Cleaning and Care of Pure Anilines and Nu-Buk Leather Upholstery
You’ll notice that leather initially repels most spills, but if left to stand, they’ll be absorbed. That’s why it is important to blot any liquids immediately with a clean cloth or sponge and let air dry. Most spills and stains will dissipate with time. For stubborn spots and stains, blot excess liquid immediately with clean absorbent sponge or cloth. If you need more help, use distilled water and a clean white cloth and let air dry. Use soap sparingly and lots of distilled water. Always test a hidden area to convince yourself of the effectiveness of that method.
LEATHER WILL ABSORB OILS. Appropriate preventative care must be taken to avoid these stains as they may be permanent.
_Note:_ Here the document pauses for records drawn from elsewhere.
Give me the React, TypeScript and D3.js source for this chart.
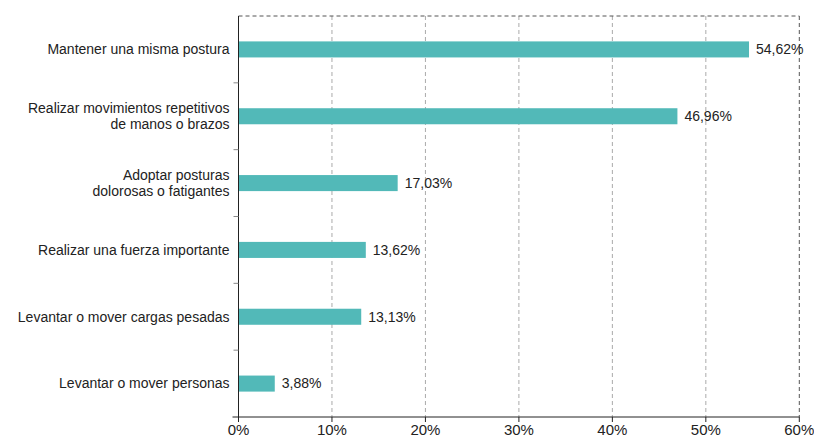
import React from "react";
import * as d3 from "d3";

const categories: string[][] = [
  ["Mantener una misma postura"],
  ["Realizar movimientos repetitivos", "de manos o brazos"],
  ["Adoptar posturas", "dolorosas o fatigantes"],
  ["Realizar una fuerza importante"],
  ["Levantar o mover cargas pesadas"],
  ["Levantar o mover personas"],
];
const values: number[] = [54.62, 46.96, 17.03, 13.62, 13.13, 3.88];
const xTicks: number[] = [0, 10, 20, 30, 40, 50, 60];

const W = 814;
const H = 438;
const margin = { left: 238.5, right: 14.7, top: 16, bottom: 21 };
const FONT = "'Liberation Sans', Arial, Helvetica, sans-serif";

export default function App() {
  const x = d3.scaleLinear().domain([0, 60]).range([margin.left, W - margin.right]);
  const idx = categories.map((_, i) => String(i));
  const y = d3
    .scaleBand()
    .domain(idx)
    .range([margin.top, H - margin.bottom])
    .paddingInner(0.76)
    .paddingOuter(0.38);
  const step = y.step();
  const y0 = margin.top;
  const y1 = H - margin.bottom;
  const fmt = (v: number) => v.toFixed(2).replace(".", ",") + "%";

  return (
    <svg
      width={W}
      height={H}
      style={{ position: "absolute", left: 0, top: 0, fontFamily: FONT }}
    >
      {xTicks.slice(1).map((t) => (
        <line
          key={"g" + t}
          x1={x(t)}
          x2={x(t)}
          y1={y0}
          y2={y1}
          stroke={t === 60 ? "#555" : "#aaa"}
          strokeWidth={1}
          strokeDasharray="4,3"
        />
      ))}
      <line
        x1={x(0)}
        x2={x(60)}
        y1={y0}
        y2={y0}
        stroke="#555"
        strokeDasharray="4,3"
      />
      {values.map((v, i) => (
        <rect
          key={"b" + i}
          x={x(0)}
          y={y(String(i))!}
          width={x(v) - x(0)}
          height={y.bandwidth()}
          fill="#52b9b8"
        />
      ))}
      {values.map((v, i) => (
        <text
          key={"v" + i}
          x={x(v) + 7}
          y={y(String(i))! + y.bandwidth() / 2}
          dy="0.35em"
          fontSize={14}
          fill="#222"
        >
          {fmt(v)}
        </text>
      ))}
      <line x1={x(0)} x2={x(0)} y1={y0} y2={y1} stroke="#222" />
      {d3.range(1, categories.length).map((k) => (
        <line
          key={"lt" + k}
          x1={x(0) - 5}
          x2={x(0)}
          y1={y0 + k * step}
          y2={y0 + k * step}
          stroke="#888"
        />
      ))}
      {categories.map((lines, i) => {
        const cy = y(String(i))! + y.bandwidth() / 2;
        const lh = 16;
        const start = cy - ((lines.length - 1) * lh) / 2;
        return (
          <text
            key={"c" + i}
            x={x(0) - 9}
            textAnchor="end"
            fontSize={14}
            fill="#222"
          >
            {lines.map((l, j) => (
              <tspan key={j} x={x(0) - 9} y={start + j * lh} dy="0.35em">
                {l}
              </tspan>
            ))}
          </text>
        );
      })}
      <line x1={x(0) - 6} x2={x(60)} y1={y1} y2={y1} stroke="#222" />
      {xTicks.map((t) => (
        <g key={"xt" + t}>
          <line x1={x(t)} x2={x(t)} y1={y1} y2={y1 + 5} stroke="#222" />
          <text
            x={x(t)}
            y={y1 + 18}
            textAnchor="middle"
            fontSize={15}
            fill="#222"
          >
            {t + "%"}
          </text>
        </g>
      ))}
    </svg>
  );
}
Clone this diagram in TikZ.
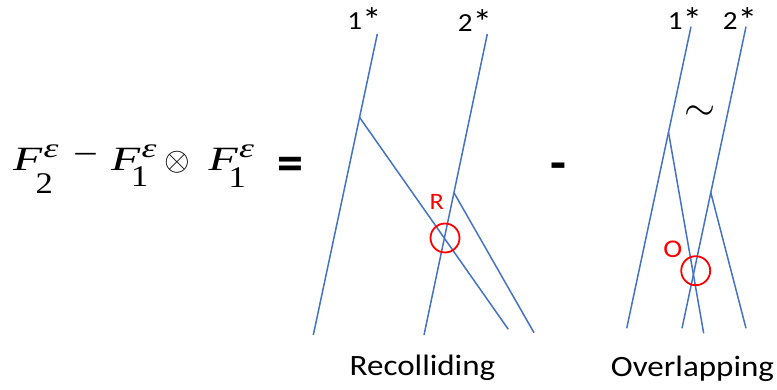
\RequirePackage{fix-cm}
\documentclass[tikz,border=0pt]{standalone}
\usepackage{graphicx}
\usepackage{fontspec}
\usetikzlibrary{calc}
\setmainfont{Carlito}
\newfontfamily\tnr{Liberation Serif}
\newcommand{\bigast}{\raisebox{-3pt}{\scalebox{1.35}{*}}}
\begin{document}
\begin{tikzpicture}[x=1pt,y=-1pt,
  wl/.style={draw=wblue,line width=1.5pt},
  ring/.style={draw=red,line width=1.8pt,circle,minimum size=29pt,inner sep=0pt},
  lab/.style={inner sep=0pt,anchor=base,font=\fontsize{26}{28}\selectfont},
  ttl/.style={inner sep=0pt,anchor=base,font=\fontsize{29.5}{32}\selectfont},
  rlab/.style={inner sep=0pt,anchor=base,text=red},
  bigF/.style={inner sep=0pt,anchor=base west,font=\tnr\itshape\fontsize{34}{36}\selectfont},
  supE/.style={inner sep=0pt,anchor=base west,font=\tnr\itshape\fontsize{27}{29}\selectfont},
  subN/.style={inner sep=0pt,anchor=base west,font=\tnr\fontsize{30}{32}\selectfont}]
\definecolor{wblue}{HTML}{4472C4}
\useasboundingbox (0,0) rectangle (777,390);
% equation
\node[bigF] (F1) at (13,170.3) {\scalebox{1.4}[1]{F}};
\node[subN] (F1s) at (35.5,194) {\scalebox{1.15}[1]{2}};
\node[supE] (F1e) at (43.5,157.7) {\scalebox{1.4}[1]{ε}};
\node[inner sep=0pt,font=\tnr\fontsize{34}{36}\selectfont] (mn) at (85.5,159) {\scalebox{1.3}[1]{−}};
\node[bigF] (F2) at (111,170.3) {\scalebox{1.4}[1]{F}};
\node[subN] (F2s) at (131,187) {\scalebox{1.15}[1]{1}};
\node[supE] (F2e) at (141.5,157.7) {\scalebox{1.4}[1]{ε}};
\node[inner sep=0pt] (ot) at (177.8,161.8) {\fontsize{33}{36}\selectfont$\otimes$};
\node[bigF] (F3) at (208.5,170.3) {\scalebox{1.4}[1]{F}};
\node[subN] (F3s) at (228.5,187.5) {\scalebox{1.15}[1]{1}};
\node[supE] (F3e) at (239,157.7) {\scalebox{1.4}[1]{ε}};
\node[inner sep=0pt,font=\fontsize{52}{56}\selectfont\bfseries] (eqs) at (290,168.5) {=};
\node[inner sep=0pt,font=\fontsize{52}{56}\selectfont\bfseries] (minus) at (558,171.3) {-};
% Recolliding
\coordinate (a1) at (377.3,34);
\coordinate (b1) at (313.3,335);
\coordinate (a2) at (487.3,34);
\coordinate (b2) at (424,335);
\coordinate (p1) at ($(a1)!0.277!(b1)$);
\coordinate (q1) at (508.3,329.3);
\coordinate (p2) at ($(a2)!0.527!(b2)$);
\coordinate (q2) at (534,332.7);
\draw[wl] (a1) -- (b1);
\draw[wl] (a2) -- (b2);
\draw[wl] (p1) -- (q1);
\draw[wl] (p2) -- (q2);
\node[ring] (R) at (445,238) {};
\node[rlab,font=\fontsize{23.5}{26}\selectfont] (Rl) at (436.7,210) {\scalebox{1.12}[1]{R}};
\node[lab] (s1) at (364.5,30) {\scalebox{1.12}[1]{1\bigast}};
\node[lab] (s2) at (475,31.7) {\scalebox{1.12}[1]{2\bigast}};
\node[ttl] (rc) at (422.5,375) {\scalebox{1.12}[1]{Recolliding}};
% Overlapping
\coordinate (c1) at (691,26.7);
\coordinate (d1) at (626.7,328.3);
\coordinate (c2) at (746,26.7);
\coordinate (d2) at (682,328.3);
\coordinate (u1) at ($(c1)!0.35!(d1)$);
\coordinate (v1) at (703.7,333.3);
\coordinate (u2) at ($(c2)!0.55!(d2)$);
\coordinate (v2) at (746,328.3);
\draw[wl] (c1) -- (d1);
\draw[wl] (c2) -- (d2);
\draw[wl] (u1) -- (v1);
\draw[wl] (u2) -- (v2);
\node[ring] (O) at (695.7,270.7) {};
\node[rlab,font=\fontsize{25.5}{28}\selectfont] (Ol) at (672.9,258) {\scalebox{1.12}[1]{O}};
\node[lab] (t1) at (685,29.3) {\scalebox{1.12}[1]{1\bigast}};
\node[lab] (t2) at (740,29.3) {\scalebox{1.12}[1]{2\bigast}};
\node[inner sep=0pt] (sim) at (700,112.7) {\fontsize{40}{44}\selectfont$\sim$};
\node[ttl] (ov) at (692.5,376.5) {\scalebox{1.12}[1]{Overlapping}};
\end{tikzpicture}
\end{document}
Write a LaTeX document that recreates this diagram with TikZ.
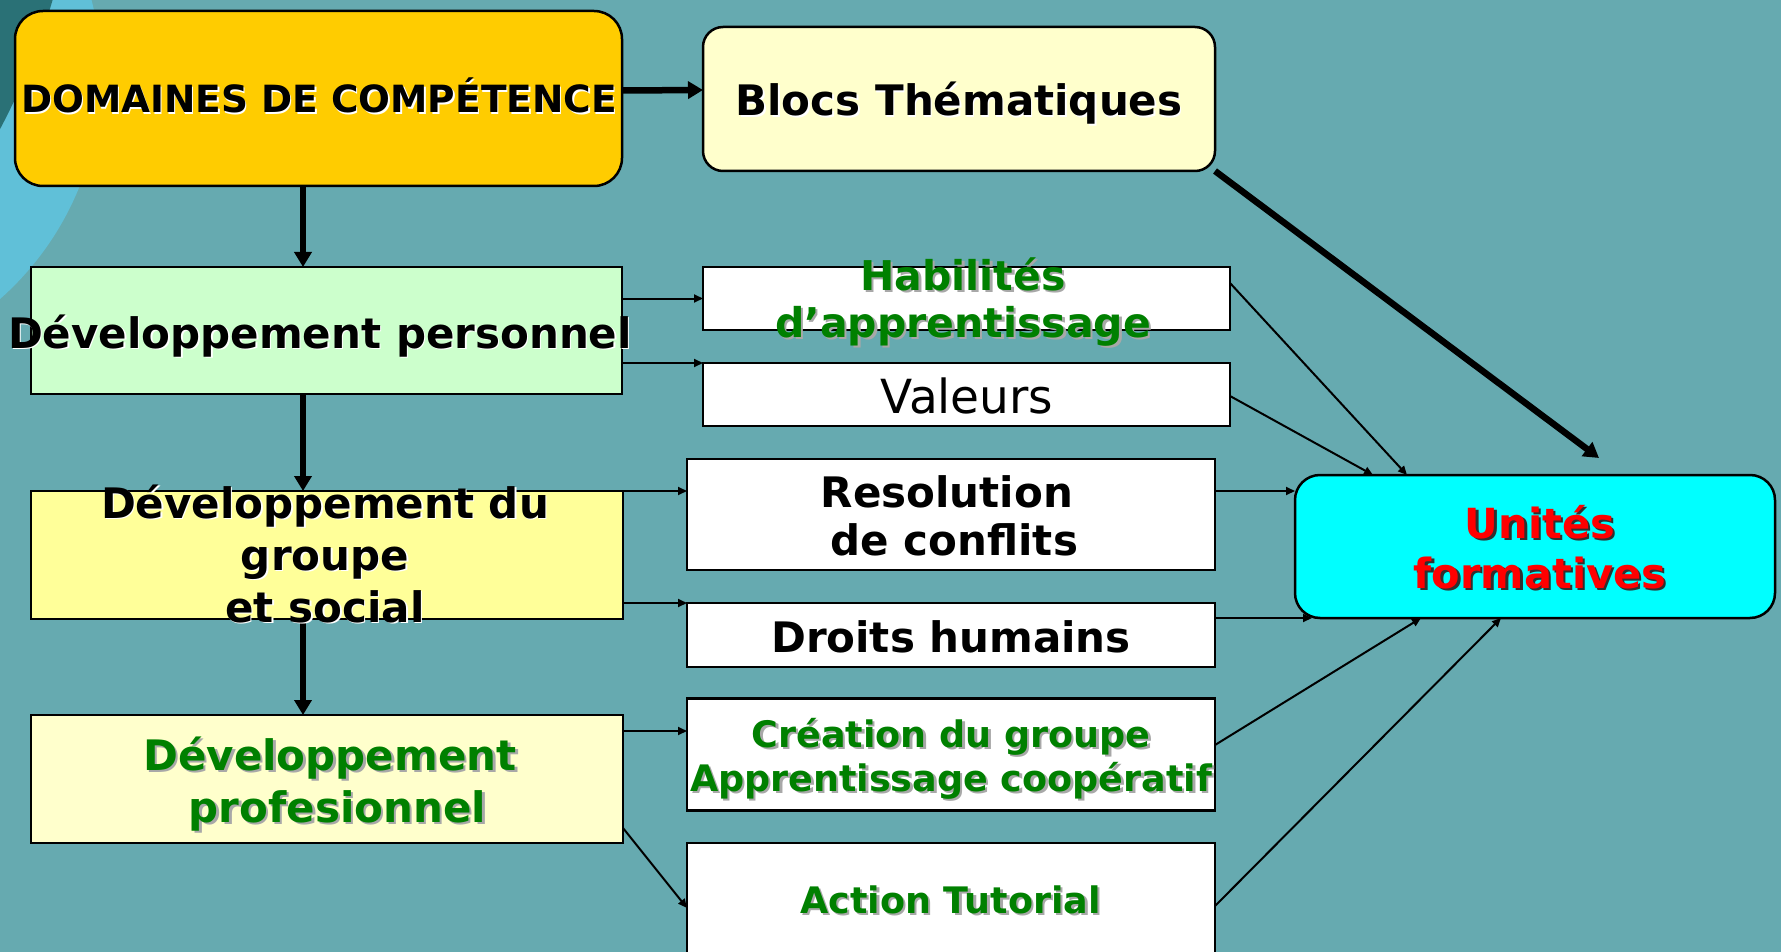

Leather Upholstery Care and Protection
- As a general rule, most leather creams, saddle soaps, and various leather care products should not be used. They are not intended for household, upholstered leather.
- Dry clean with chemical sponges, and/or towels with solvent. Finish as needed with a cream or oil-based leather cleaner applied by hand.
- Simulated Leather (Vinyl/Naugahyde) and non-woven materials made to look like leather should be wet cleaned only. If solvent is used for spotting, it must be used extremely carefully and must not contain any chlorinated solvents.